An expensive floating pier built by the U.S. to surge aid into the territory was meanwhile taken out of service by bad weather, in another setback to efforts to bring food to starving Palestinians. Gaza’s land crossings are now entirely controlled by Israel.
Palestinians in Rafah said thousands were still streaming out of the city, joining a mass exodus bound for crowded tent camps and areas devastated by earlier rounds of fighting. Many have already been displaced multiple times since the start of the war.
Saeed Abu Garad, a father of five living in the city center, said he had seen Israeli soldiers and tanks a few hundred meters (yards) from his home. “We are leaving today. The situation is extremely dangerous,” he said, adding that his neighbors have already left.
Ramadan al-Najjar, who fled to Rafah from northern Gaza earlier in the war and has been sheltering outside Tel al-Sultan for the past five months, said the fighting has intensified there in recent days.
“After heavy airstrikes, they began advancing, and tanks are now at the district entrances,” he said.

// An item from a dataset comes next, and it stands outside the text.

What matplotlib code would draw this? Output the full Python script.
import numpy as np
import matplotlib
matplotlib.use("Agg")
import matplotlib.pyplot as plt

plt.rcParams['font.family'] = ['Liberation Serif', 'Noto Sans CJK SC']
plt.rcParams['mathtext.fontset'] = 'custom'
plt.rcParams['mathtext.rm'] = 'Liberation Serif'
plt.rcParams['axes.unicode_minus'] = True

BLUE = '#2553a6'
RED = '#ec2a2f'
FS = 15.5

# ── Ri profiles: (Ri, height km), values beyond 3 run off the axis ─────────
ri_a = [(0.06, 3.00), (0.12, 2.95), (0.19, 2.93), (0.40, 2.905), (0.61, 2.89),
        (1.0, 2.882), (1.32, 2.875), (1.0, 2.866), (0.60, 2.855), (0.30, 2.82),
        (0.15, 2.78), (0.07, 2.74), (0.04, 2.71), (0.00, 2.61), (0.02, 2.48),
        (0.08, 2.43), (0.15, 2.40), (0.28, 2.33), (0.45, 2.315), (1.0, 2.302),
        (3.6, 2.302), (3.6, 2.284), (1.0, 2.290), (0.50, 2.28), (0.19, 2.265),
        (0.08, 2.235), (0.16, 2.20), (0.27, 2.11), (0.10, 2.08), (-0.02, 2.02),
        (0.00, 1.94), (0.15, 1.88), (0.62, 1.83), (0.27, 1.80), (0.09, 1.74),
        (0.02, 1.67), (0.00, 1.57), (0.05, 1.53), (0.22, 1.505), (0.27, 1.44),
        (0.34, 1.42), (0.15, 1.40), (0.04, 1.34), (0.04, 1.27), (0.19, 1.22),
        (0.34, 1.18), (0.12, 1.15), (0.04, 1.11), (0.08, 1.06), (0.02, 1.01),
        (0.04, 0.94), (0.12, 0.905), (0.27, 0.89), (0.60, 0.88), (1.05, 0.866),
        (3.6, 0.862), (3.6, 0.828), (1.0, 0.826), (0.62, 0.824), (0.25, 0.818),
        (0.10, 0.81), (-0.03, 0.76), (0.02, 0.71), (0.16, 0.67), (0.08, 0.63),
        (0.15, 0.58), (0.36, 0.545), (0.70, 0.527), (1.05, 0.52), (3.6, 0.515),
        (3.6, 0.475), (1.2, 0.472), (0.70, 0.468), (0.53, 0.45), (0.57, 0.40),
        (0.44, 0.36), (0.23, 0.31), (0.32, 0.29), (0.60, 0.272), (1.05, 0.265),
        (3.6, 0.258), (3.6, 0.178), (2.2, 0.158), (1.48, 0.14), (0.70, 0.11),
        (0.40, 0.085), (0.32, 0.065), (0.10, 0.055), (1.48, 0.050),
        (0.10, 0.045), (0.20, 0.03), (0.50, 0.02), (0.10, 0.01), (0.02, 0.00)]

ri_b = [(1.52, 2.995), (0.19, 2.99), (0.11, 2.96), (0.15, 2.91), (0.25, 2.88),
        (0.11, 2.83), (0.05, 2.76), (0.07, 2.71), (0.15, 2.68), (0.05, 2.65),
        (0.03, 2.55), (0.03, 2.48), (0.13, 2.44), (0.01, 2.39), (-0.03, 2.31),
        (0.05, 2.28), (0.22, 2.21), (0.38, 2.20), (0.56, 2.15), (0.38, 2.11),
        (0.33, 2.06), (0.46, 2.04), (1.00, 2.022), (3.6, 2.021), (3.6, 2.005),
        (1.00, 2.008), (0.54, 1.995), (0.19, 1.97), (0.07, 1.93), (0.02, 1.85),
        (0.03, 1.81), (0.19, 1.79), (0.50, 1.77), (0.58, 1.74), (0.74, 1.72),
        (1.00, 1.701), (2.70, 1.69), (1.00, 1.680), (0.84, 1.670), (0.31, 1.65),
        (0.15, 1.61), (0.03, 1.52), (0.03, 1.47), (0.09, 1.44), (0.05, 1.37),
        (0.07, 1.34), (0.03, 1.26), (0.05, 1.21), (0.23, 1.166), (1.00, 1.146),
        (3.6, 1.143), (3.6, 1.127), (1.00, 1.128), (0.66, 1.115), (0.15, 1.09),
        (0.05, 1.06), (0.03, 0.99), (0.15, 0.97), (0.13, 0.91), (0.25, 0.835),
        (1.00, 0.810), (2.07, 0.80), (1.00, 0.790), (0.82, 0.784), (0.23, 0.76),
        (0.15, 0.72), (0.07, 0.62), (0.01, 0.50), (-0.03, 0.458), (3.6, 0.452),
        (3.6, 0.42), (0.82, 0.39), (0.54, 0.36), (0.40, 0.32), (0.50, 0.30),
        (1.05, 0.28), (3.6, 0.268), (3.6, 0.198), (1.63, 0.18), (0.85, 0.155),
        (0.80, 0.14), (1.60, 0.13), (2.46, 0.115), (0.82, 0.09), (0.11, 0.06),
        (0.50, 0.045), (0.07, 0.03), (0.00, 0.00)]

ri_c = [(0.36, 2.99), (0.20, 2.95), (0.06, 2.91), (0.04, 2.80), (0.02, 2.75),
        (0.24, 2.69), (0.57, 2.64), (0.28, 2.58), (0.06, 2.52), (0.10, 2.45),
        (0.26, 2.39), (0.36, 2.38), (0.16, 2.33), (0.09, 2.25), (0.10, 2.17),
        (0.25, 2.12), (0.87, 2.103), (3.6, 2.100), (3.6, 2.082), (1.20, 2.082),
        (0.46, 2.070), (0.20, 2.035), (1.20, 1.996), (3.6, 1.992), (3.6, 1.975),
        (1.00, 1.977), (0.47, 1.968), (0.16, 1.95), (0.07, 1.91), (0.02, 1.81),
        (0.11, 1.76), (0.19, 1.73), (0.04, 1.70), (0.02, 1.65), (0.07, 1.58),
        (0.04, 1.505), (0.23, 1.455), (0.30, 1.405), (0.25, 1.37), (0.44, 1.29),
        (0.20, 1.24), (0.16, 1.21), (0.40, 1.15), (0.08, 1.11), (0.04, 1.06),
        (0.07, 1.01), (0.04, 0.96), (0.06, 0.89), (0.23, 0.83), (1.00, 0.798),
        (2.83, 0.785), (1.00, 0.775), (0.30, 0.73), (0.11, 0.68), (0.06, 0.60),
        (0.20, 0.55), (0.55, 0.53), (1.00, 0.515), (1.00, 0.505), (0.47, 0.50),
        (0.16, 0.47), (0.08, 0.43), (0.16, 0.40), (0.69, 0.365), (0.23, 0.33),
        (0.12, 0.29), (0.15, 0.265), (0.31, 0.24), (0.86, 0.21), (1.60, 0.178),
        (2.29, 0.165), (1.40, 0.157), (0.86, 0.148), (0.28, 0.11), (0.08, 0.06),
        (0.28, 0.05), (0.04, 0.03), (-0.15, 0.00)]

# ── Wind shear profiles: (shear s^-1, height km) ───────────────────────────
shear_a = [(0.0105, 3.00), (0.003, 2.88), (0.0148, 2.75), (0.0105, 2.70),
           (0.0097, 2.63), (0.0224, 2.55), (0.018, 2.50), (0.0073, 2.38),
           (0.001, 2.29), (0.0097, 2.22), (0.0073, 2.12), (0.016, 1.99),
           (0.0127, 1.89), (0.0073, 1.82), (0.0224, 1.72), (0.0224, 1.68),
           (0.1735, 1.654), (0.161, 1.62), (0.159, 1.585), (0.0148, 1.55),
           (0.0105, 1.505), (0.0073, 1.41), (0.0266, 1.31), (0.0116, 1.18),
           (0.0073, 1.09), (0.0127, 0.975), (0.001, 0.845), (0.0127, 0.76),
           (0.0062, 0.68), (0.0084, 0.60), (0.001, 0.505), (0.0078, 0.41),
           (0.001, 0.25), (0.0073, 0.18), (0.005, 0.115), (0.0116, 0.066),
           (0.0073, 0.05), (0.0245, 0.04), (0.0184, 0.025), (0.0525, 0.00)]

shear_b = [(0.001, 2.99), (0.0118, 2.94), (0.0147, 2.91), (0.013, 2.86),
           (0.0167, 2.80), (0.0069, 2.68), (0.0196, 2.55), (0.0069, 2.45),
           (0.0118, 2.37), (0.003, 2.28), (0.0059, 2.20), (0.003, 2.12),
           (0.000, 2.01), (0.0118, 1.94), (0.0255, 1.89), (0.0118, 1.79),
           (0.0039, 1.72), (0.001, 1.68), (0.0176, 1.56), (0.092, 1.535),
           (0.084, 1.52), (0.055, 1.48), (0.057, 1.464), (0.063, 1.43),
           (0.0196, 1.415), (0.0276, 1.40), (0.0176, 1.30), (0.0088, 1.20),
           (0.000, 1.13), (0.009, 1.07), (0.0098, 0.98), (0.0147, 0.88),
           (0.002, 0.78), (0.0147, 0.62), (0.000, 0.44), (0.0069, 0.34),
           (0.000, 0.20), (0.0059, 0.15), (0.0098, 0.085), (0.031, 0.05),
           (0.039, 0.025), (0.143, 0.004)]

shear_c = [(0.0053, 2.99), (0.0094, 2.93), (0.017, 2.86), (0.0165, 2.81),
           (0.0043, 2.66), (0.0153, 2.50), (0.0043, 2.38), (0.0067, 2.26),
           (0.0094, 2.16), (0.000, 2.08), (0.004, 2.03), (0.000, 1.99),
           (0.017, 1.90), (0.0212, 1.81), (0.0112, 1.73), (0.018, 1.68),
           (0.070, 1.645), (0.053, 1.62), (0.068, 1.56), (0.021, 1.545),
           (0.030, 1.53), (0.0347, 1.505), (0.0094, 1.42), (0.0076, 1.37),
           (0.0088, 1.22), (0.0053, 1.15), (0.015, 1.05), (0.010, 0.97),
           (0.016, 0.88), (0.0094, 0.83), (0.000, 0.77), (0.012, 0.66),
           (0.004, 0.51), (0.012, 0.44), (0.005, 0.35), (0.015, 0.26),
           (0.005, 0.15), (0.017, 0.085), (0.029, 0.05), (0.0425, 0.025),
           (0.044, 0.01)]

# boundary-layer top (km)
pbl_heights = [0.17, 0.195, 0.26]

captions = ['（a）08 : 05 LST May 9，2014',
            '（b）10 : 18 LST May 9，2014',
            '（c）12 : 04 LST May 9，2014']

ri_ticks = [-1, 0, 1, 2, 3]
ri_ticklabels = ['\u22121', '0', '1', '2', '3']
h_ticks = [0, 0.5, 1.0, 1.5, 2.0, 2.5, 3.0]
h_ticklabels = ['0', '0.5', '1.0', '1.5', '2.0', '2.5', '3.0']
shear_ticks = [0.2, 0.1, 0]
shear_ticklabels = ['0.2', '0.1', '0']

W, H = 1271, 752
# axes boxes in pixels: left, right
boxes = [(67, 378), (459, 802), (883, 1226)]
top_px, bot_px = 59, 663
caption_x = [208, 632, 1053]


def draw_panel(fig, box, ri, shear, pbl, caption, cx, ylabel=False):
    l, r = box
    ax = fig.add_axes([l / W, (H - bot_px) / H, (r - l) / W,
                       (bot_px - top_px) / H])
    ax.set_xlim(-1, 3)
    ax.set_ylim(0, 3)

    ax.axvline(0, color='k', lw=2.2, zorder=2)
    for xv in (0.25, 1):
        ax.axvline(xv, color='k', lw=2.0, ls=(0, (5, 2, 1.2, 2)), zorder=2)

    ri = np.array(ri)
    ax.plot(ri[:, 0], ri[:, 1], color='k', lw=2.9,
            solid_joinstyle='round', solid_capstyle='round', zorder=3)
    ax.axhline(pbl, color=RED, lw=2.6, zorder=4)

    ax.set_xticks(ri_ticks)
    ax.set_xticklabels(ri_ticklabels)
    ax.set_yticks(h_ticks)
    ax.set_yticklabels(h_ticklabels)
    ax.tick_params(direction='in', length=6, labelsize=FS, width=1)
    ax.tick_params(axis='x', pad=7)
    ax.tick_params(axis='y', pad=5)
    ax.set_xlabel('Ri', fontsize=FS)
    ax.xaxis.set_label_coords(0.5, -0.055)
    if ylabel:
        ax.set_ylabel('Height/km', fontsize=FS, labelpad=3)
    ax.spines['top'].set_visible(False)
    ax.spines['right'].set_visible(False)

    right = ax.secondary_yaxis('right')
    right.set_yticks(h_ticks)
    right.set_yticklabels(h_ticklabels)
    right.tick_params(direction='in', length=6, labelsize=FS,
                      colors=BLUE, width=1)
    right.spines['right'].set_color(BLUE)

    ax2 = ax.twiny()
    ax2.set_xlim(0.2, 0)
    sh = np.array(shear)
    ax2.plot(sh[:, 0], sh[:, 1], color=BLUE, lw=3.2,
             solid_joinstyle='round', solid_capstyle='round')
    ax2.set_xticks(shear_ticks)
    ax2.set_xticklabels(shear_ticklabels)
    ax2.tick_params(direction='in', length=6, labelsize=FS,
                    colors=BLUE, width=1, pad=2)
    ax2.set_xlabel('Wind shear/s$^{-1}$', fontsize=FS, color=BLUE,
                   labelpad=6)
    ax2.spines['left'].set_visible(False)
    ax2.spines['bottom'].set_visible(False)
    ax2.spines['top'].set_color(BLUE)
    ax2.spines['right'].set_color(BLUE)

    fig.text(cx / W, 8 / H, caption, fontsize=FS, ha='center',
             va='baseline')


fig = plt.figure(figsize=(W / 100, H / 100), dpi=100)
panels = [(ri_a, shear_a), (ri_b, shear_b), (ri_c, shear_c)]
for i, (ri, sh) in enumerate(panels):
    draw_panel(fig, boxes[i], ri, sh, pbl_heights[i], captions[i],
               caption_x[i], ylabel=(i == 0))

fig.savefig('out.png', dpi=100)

Overnight and into Tuesday, Israeli shelling and airstrikes killed at least 37 people, most of them sheltering in tents outside Rafah, according to witnesses and health officials. The strikes occurred in the same area as the tent camp inferno, which has drawn widespread international outrage.
The Israeli military suggested Sunday’s blaze in the tent camp may have been caused by secondary explosions, possibly from Palestinian militants’ weapons. Rear Adm. Daniel Hagari, the Israeli military spokesman, said the munitions used — targeting what the army said was a position with two senior Hamas militants — were too small to be the source of the blaze.

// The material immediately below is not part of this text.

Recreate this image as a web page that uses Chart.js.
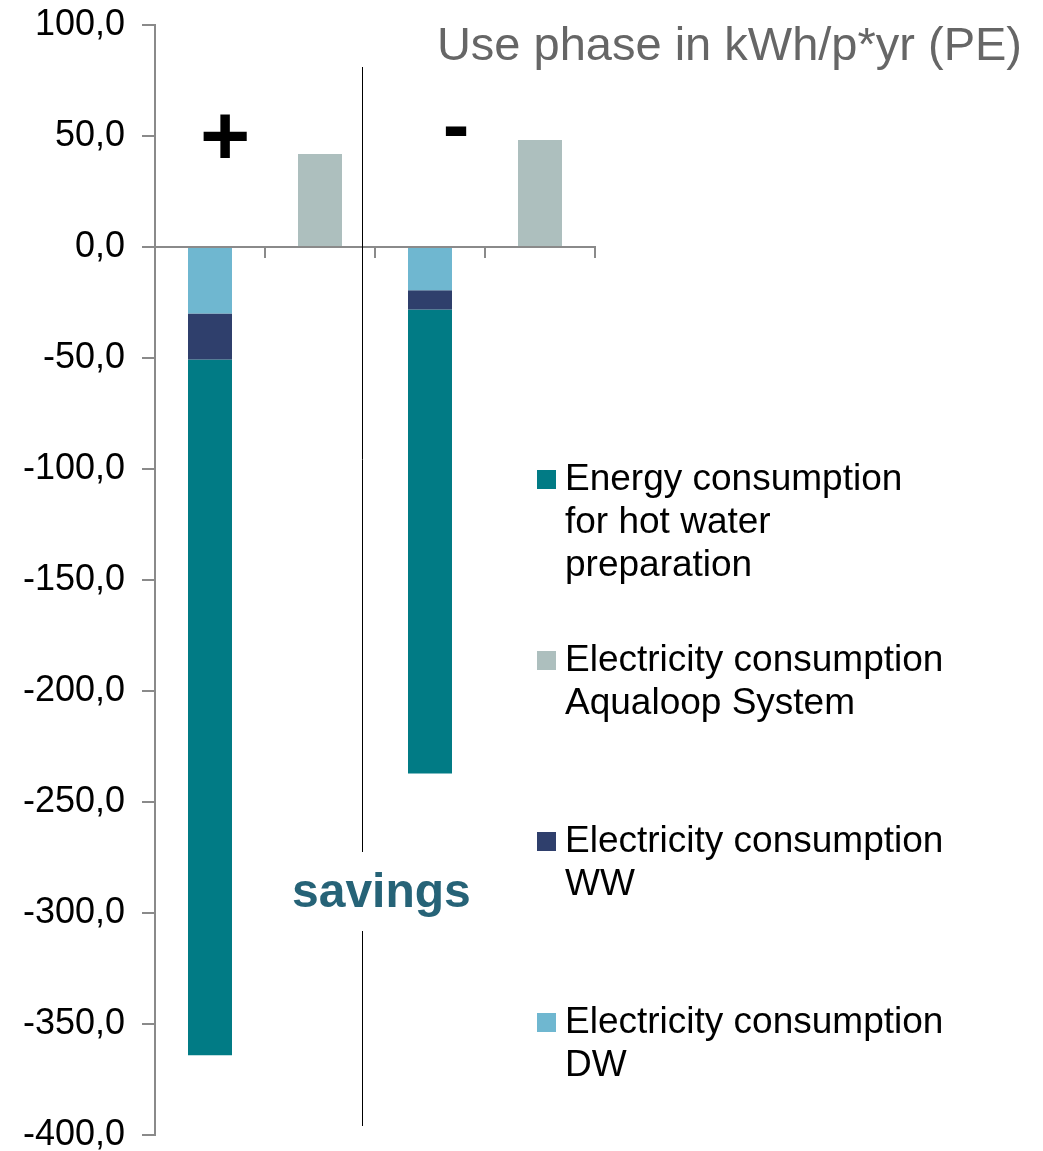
<!DOCTYPE html>
<html>
<head>
<meta charset="utf-8">
<script src="https://cdn.jsdelivr.net/npm/chart.js@4.4.1/dist/chart.umd.min.js"></script>
<style>
  body { margin: 0; overflow: hidden; background: #fff; font-family: "Liberation Sans", Arial, sans-serif; }
  #wrap { position: relative; width: 1043px; height: 1160px; }
  .txt { position: absolute; line-height: 1; white-space: nowrap; }
  #title { right: 21px; top: 20px; font-size: 47px; color: #666; }
  .sign { width: 100px; text-align: center; font-weight: bold; color: #000; }
  #savings { left: 292px; top: 867px; font-size: 48px; font-weight: bold; color: #266377; }
  .leg { position: absolute; left: 537px; font-size: 37px; line-height: 43px; color: #000; }
  .leg span.box { position: absolute; left: 0; top: 14px; width: 19px; height: 19px; }
  .leg div.lbl { margin-left: 28px; white-space: nowrap; }
</style>
</head>
<body>
<div id="wrap">
  <canvas id="myChart"></canvas>
  <div id="title" class="txt">Use phase in kWh/p*yr (PE)</div>
  <div class="txt sign" style="left:175px; top:92px; font-size:86px;">+</div>
  <div class="txt sign" style="left:406px; top:85px; font-size:80px;">-</div>
  <div id="savings" class="txt">savings</div>
  <div id="legend"></div>
</div>
<script>
var ctx = document.getElementById('myChart').getContext('2d');

// bars: two scenarios (+ / -), each with its Aqualoop column
const categories = ['+', '+ Aqualoop', '-', '- Aqualoop'];
const tickValues = [100, 50, 0, -50, -100, -150, -200, -250, -300, -350, -400];

const elecDW   = [-30.0, null, -19.5, null];
const elecWW   = [-20.7, null, -8.7, null];
const hotWater = [-313.4, null, -209.0, null];
const aqualoop = [null, 41.9, null, 48.2];

const labelHotWater = ['Energy consumption', 'for hot water', 'preparation'];
const labelAqualoop = ['Electricity consumption', 'Aqualoop System'];
const labelWW = ['Electricity consumption', 'WW'];
const labelDW = ['Electricity consumption', 'DW'];

const axisGrey = '#8a8a8a';

// vertical divider, broken where "savings" sits
const divider = {
    id: 'divider',
    afterDraw(chart) {
        let c = chart.ctx
        c.save()
        c.strokeStyle = '#000'
        c.lineWidth = 1
        c.beginPath()
        c.moveTo(362.5, 67)
        c.lineTo(362.5, 852)
        c.moveTo(362.5, 931)
        c.lineTo(362.5, 1126)
        c.stroke()
        c.restore()
    }
}

var chart = new Chart(ctx, {
    type: 'bar',
    data: {
        labels: categories,
        datasets: [
            { label: labelDW, data: elecDW, backgroundColor: '#6fb7d0' },
            { label: labelWW, data: elecWW, backgroundColor: '#2f3f6c' },
            { label: labelHotWater, data: hotWater, backgroundColor: '#017b85' },
            { label: labelAqualoop, data: aqualoop, backgroundColor: '#adbfbe' }
        ]
    },
    options: {
        responsive: true,
        maintainAspectRatio: false,
        animation: false,
        categoryPercentage: 1.0,
        barPercentage: 0.4,
        layout: { padding: { left: 0, right: 448, top: 25, bottom: 25 } },
        plugins: {
            legend: { display: false },
            tooltip: { enabled: false }
        },
        scales: {
            x: {
                stacked: true,
                offset: true,
                position: { y: 0 },
                grid: { offset: true, drawOnChartArea: false, color: axisGrey, lineWidth: 2, tickLength: 10 },
                border: { color: axisGrey, width: 2 },
                ticks: { display: false }
            },
            y: {
                stacked: true,
                min: -400,
                max: 100,
                afterFit: function (s) {
                    s.width = 155
                    s.paddingTop = 0
                    s.paddingBottom = 0
                },
                afterBuildTicks: function (s) { s.ticks = tickValues.map(v => ({ value: v })) },
                grid: { drawOnChartArea: false, color: axisGrey, lineWidth: 2, tickLength: 13 },
                border: { color: axisGrey, width: 2 },
                ticks: {
                    padding: 17,
                    color: '#000',
                    font: { family: '"Liberation Sans", Arial, sans-serif', size: 36 },
                    callback: v => v.toFixed(1).replace('.', ',')
                }
            }
        }
    },
    plugins: [divider]
});

// legend, same order as the reference
let legendOrder = [2, 3, 1, 0]
let legendTops = [456, 637, 818, 999]
let legend = document.getElementById('legend')
legendOrder.forEach((di, i) => {
    let ds = chart.data.datasets[di]
    let item = document.createElement('div')
    item.className = 'leg'
    item.style.top = legendTops[i] + 'px'
    let box = document.createElement('span')
    box.className = 'box'
    box.style.background = ds.backgroundColor
    item.appendChild(box)
    ds.label.forEach(line => {
        let l = document.createElement('div')
        l.className = 'lbl'
        l.textContent = line
        item.appendChild(l)
    })
    legend.appendChild(item)
})
</script>
</body>
</html>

The strike or the subsequent fire could also have ignited fuel, cooking gas canisters or other materials in the camp. The blaze killed 45 Palestinians, according to Gaza health officials. Netanyahu said the fire was the result of a “tragic mishap.”

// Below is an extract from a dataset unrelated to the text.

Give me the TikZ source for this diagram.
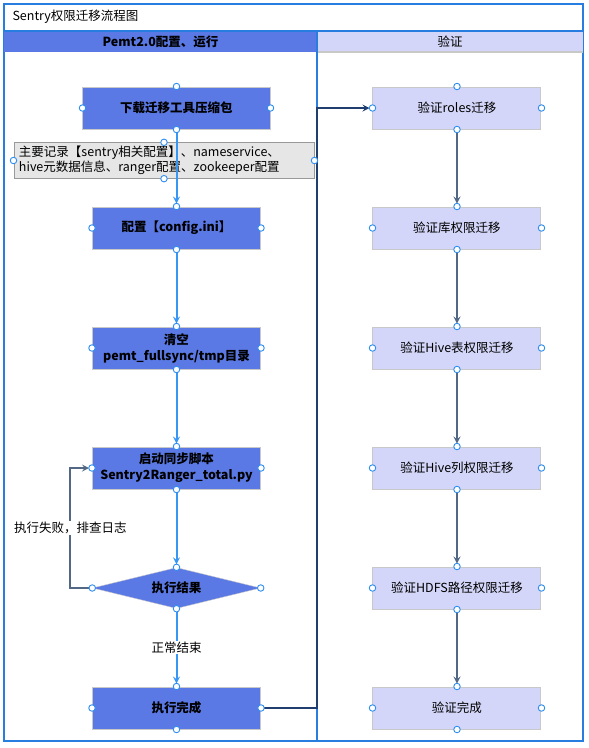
\documentclass[tikz,border=0pt]{standalone}
\usepackage{fontspec}
\setmainfont{Noto Sans CJK SC}
\usetikzlibrary{shapes.geometric}
\definecolor{flowblue}{RGB}{91,121,229}
\definecolor{lavender}{RGB}{211,214,248}
\definecolor{notegray}{RGB}{230,230,230}
\definecolor{edgegray}{RGB}{200,200,200}
\definecolor{linkblue}{RGB}{56,150,245}
\definecolor{handleblue}{RGB}{45,140,240}
\definecolor{frameblue}{RGB}{40,125,225}
\definecolor{slate}{RGB}{82,104,132}
\definecolor{navy}{RGB}{32,62,112}
\begin{document}
\begin{tikzpicture}[x=1pt,y=-1pt,font=\fontsize{12.5}{16}\selectfont]
\tikzstyle{task} = [draw=edgegray,fill=flowblue,rectangle,line width=1pt,minimum width=168pt,minimum height=42pt,align=center,font=\bfseries\fontsize{12.5}{16}\selectfont]
\tikzstyle{check} = [draw=edgegray,fill=lavender,rectangle,line width=1pt,minimum width=168pt,minimum height=42pt]
\tikzstyle{decision} = [draw=edgegray,fill=flowblue,diamond,aspect=4,inner sep=0pt,minimum width=168pt,minimum height=41pt,font=\bfseries\fontsize{12.5}{16}\selectfont]
\tikzstyle{memo} = [draw=gray!80,fill=notegray,rectangle,line width=1pt,minimum height=35pt,text width=290pt,inner xsep=5pt,align=left,font=\fontsize{12.5}{15}\selectfont]
\tikzstyle{lane} = [rectangle,minimum height=21pt,inner sep=0pt]
\tikzstyle{handle} = [draw=handleblue,fill=white,circle,line width=0.9pt,inner sep=0pt,minimum size=6.5pt]
\tikzstyle{connector} = [->,>=stealth,linkblue,line width=2pt,shorten >=3pt]
\tikzstyle{darkconnector} = [->,>=stealth,slate,line width=2pt,shorten >=3pt]
\tikzstyle{tag} = [fill=white,text=black,inner sep=1pt]
\useasboundingbox (0,0) rectangle (589,748);

\draw[frameblue,line width=1.5pt] (4,4) rectangle (583,741);
\node[anchor=west] (title) at (9,17) {Sentry权限迁移流程图};
\node[lane,fill=flowblue,minimum width=313pt,font=\bfseries\fontsize{12.5}{16}\selectfont] (lanel) at (160.5,41.5) {Pemt2.0配置、运行};
\node[lane,fill=lavender,minimum width=266pt] (laner) at (450,41.5) {验证};
\draw[edgegray,line width=1.5pt] (laner.south west) -- (laner.south east);
\draw[frameblue,line width=1.5pt] (4,31) -- (583,31);
\draw[frameblue,line width=1.8pt] (317,31) -- (317,741);

\matrix[ampersand replacement=\&, row sep=77pt, column sep=102pt] at (312,408) {
\node[task,minimum width=187pt](dl){下载迁移工具压缩包}; \& \node[check](vr){验证roles迁移}; \\
\node[task](cfg){配置【config.ini】}; \& \node[check](vdb){验证库权限迁移}; \\
\node[task](clr){清空\\pemt\_fullsync/tmp目录}; \& \node[check](vtab){验证Hive表权限迁移}; \\
\node[task](run){启动同步脚本\\Sentry2Ranger\_total.py}; \& \node[check](vcol){验证Hive列权限迁移}; \\
\node[decision](res){执行结果}; \& \node[check](vhdfs){验证HDFS路径权限迁移}; \\
\node[task](done){执行完成}; \& \node[check](vdone){验证完成}; \\
};

\node[memo] (note) at (164,160.5) {主要记录【sentry相关配置】、nameservice、\\hive元数据信息、ranger配置、zookeeper配置};

\draw [connector] (dl) -- (cfg);
\draw [connector] (cfg) -- (clr);
\draw [connector] (clr) -- (run);
\draw [connector] (run) -- (res);
\draw [connector] (res) -- node[tag] {正常结束} (done);
\draw [darkconnector] (res.west) -- ++(-22,0) |- node[tag,pos=0.25] {执行失败，排查日志} (run.west);
\draw [darkconnector,navy] (done.east) -- ++(56,0) |- (vr.west);
\foreach \a/\b in {vr/vdb,vdb/vtab,vtab/vcol,vcol/vhdfs,vhdfs/vdone}
  \draw [darkconnector] (\a) -- (\b);

\foreach \n in {dl,cfg,clr,run,res,done,vr,vdb,vtab,vcol,vhdfs,vdone,note}
  \foreach \s in {north,south,east,west}
    \node[handle] (\n-\s) at (\n.\s) {};
\end{tikzpicture}
\end{document}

The strikes over the past few days have hit areas west of Rafah, where the military had not ordered civilians to evacuate. Israeli ground troops and tanks have been operating in eastern Rafah, in central parts of the city, and along the Gaza-Egypt border.
The U.S. and other allies of Israel have warned against a full-fledged offensive in Rafah, with the Biden administration saying this would cross a “red line” and refusing to provide offensive arms for such an undertaking. On Tuesday, U.S. State Department spokesman Matthew Miller gave no indication the administration sees Israel as crossing any of the red lines for Rafah, saying the offensive is still on a “far different” scale than assaults on other population centers in Gaza.
Last week, the International Court of Justice ordered Israel to halt its Rafah offensive as part of South Africa’s case accusing Israel of committing genocide against the Palestinians in Gaza, a charge Israel vehemently denies.
A proposed U.N. Security Council resolution demanding a halt to Rafah fighting was being circulated by Algeria on Tuesday, with plans to potentially bring it to a vote this week. The U.S. has vetoed multiple Gaza cease-fire resolutions.
The war began when Hamas and other militants burst into southern Israel in a surprise attack on Oct. 7, killing some 1,200 civilians and taking around 250 hostage. More than 100 were released during a weeklong cease-fire in November in exchange for Palestinians imprisoned by Israel.
Israel’s offensive in response to the attack has killed at least 36,096 Palestinians, according to Gaza’s Health Ministry, which does not distinguish between fighters and civilians in its count. Israel says it has killed 13,000 militants.